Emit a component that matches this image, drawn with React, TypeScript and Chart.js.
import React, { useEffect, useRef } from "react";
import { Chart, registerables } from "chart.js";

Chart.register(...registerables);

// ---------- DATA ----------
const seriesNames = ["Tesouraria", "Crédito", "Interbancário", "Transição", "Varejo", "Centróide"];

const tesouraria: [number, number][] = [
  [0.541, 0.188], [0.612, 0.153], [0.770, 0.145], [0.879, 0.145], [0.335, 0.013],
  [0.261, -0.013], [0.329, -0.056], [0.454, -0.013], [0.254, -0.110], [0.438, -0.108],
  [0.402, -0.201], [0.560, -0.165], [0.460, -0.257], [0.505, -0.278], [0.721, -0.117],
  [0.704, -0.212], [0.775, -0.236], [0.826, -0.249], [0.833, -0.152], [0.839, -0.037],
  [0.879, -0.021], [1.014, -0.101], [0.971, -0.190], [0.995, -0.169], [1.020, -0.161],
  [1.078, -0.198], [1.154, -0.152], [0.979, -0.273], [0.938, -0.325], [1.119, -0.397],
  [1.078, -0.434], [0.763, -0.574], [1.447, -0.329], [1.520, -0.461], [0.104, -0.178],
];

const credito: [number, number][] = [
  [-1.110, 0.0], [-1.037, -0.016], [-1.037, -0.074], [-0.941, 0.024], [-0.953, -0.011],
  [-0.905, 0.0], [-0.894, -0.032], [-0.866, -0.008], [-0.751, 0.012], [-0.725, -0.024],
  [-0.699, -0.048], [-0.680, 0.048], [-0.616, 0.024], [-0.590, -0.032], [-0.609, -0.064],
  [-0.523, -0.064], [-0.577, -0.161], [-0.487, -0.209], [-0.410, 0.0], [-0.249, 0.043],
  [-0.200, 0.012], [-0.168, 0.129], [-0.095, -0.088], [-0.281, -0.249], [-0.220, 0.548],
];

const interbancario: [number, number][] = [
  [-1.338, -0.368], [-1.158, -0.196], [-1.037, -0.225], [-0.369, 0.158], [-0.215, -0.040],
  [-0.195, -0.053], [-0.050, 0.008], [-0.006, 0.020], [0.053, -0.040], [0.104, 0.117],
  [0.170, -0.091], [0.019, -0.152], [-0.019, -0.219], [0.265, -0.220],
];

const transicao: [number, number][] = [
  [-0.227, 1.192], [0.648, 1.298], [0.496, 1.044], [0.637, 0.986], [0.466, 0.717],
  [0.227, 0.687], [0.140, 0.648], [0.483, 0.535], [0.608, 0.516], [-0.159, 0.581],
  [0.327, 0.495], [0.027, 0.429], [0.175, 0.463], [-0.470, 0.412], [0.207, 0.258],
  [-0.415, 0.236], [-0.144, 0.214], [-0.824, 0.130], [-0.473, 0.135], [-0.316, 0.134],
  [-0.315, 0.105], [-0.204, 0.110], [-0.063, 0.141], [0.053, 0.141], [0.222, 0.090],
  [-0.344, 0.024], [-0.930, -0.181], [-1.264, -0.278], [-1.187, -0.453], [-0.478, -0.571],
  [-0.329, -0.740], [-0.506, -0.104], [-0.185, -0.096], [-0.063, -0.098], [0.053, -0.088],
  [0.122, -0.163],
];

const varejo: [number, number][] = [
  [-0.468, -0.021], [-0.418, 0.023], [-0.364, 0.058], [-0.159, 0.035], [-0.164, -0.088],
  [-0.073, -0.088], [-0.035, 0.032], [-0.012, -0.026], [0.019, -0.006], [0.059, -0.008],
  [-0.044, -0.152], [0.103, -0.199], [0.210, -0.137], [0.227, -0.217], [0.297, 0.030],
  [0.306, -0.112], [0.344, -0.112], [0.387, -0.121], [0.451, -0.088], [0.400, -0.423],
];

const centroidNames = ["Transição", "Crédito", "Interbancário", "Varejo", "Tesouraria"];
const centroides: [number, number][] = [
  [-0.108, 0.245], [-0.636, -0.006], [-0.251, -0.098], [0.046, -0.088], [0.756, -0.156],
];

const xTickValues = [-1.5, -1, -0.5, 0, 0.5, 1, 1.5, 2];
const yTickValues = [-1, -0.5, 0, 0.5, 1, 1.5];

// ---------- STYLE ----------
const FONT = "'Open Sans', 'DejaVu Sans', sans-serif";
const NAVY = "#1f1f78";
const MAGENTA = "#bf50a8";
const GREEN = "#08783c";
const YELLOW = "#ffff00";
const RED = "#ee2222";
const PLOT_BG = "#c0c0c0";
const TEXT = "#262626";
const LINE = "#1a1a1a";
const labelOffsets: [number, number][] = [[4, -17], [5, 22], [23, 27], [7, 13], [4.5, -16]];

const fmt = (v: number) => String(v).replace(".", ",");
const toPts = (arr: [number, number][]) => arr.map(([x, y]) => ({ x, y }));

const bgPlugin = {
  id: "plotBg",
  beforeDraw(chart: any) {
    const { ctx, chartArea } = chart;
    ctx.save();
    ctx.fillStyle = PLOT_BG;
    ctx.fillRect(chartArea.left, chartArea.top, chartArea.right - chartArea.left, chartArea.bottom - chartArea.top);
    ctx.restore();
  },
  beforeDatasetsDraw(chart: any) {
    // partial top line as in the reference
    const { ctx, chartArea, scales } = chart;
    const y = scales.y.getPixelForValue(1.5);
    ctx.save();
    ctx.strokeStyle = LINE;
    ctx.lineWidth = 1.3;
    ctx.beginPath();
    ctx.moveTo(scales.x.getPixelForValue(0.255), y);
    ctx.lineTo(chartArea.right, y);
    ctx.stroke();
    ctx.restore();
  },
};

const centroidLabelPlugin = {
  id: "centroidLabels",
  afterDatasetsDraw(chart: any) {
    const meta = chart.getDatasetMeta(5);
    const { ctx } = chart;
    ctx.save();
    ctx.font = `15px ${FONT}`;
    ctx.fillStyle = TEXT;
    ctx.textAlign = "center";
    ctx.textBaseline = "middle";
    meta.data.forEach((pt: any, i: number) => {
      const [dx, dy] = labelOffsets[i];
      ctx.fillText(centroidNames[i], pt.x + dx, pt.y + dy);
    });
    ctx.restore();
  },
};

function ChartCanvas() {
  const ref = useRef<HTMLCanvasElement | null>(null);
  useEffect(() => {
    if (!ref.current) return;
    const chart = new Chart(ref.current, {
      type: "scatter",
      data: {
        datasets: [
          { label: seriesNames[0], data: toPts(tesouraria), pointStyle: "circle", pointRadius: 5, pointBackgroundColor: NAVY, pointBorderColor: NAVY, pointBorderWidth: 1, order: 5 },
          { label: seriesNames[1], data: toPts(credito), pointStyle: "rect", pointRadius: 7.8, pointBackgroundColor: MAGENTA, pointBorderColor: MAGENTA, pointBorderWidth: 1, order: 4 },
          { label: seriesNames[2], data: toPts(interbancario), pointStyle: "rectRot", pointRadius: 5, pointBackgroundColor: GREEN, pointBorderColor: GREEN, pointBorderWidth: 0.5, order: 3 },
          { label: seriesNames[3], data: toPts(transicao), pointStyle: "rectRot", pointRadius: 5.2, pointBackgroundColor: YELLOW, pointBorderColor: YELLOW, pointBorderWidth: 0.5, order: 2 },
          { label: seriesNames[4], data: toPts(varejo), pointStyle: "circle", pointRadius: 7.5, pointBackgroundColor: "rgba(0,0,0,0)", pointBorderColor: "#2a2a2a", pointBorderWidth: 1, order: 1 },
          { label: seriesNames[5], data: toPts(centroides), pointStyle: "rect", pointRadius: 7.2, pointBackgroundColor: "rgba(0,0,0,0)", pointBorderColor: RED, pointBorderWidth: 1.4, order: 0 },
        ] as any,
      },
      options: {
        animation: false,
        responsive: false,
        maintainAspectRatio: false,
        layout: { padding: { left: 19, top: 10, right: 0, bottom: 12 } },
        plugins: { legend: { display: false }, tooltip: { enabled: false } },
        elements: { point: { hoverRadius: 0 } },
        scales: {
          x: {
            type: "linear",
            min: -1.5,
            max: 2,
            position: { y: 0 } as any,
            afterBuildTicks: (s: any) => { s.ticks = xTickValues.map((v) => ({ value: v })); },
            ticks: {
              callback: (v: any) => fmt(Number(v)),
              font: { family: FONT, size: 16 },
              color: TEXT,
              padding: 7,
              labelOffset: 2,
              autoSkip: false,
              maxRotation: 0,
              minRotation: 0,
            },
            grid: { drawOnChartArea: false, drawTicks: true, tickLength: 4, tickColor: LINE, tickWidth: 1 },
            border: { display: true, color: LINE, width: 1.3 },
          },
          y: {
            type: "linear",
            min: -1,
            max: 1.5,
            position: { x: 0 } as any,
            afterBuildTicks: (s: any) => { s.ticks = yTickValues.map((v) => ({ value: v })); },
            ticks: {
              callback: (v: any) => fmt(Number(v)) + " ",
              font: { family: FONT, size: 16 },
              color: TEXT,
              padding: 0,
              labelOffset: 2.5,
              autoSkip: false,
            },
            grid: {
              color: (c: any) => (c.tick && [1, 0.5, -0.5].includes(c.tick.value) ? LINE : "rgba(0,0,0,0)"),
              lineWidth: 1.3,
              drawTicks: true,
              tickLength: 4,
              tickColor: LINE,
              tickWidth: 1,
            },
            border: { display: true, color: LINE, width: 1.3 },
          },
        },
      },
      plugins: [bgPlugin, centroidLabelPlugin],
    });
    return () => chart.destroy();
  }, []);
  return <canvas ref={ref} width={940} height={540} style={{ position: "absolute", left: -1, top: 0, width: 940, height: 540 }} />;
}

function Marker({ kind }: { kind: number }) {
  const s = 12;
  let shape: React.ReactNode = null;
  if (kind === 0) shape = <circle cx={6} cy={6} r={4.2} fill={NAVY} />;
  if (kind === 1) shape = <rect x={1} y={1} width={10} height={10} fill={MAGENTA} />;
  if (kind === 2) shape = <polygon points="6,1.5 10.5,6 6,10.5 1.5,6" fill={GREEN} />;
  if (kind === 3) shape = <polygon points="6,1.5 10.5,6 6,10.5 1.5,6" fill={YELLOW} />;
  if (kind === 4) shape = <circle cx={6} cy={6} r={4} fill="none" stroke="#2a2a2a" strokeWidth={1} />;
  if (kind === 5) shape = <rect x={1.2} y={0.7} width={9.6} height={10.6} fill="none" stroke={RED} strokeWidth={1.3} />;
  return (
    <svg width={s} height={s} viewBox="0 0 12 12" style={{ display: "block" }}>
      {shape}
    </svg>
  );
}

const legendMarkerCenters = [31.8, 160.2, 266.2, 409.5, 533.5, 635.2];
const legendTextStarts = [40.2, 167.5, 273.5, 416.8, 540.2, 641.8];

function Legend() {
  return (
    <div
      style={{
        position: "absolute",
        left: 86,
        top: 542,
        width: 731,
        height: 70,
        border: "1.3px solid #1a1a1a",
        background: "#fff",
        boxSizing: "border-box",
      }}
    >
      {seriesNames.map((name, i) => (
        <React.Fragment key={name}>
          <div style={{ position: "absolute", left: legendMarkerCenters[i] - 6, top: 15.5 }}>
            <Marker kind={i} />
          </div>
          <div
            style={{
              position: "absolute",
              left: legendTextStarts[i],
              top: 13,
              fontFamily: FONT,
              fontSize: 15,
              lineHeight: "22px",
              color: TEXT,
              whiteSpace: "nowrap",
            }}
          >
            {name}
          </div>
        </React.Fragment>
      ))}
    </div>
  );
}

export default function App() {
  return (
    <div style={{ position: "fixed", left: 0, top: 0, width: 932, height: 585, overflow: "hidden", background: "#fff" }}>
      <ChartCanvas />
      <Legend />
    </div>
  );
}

- **Your goal**
Of the lines in the material, how many contain the word "React"? Reply with the number and nothing else.

- **Exercise result**
5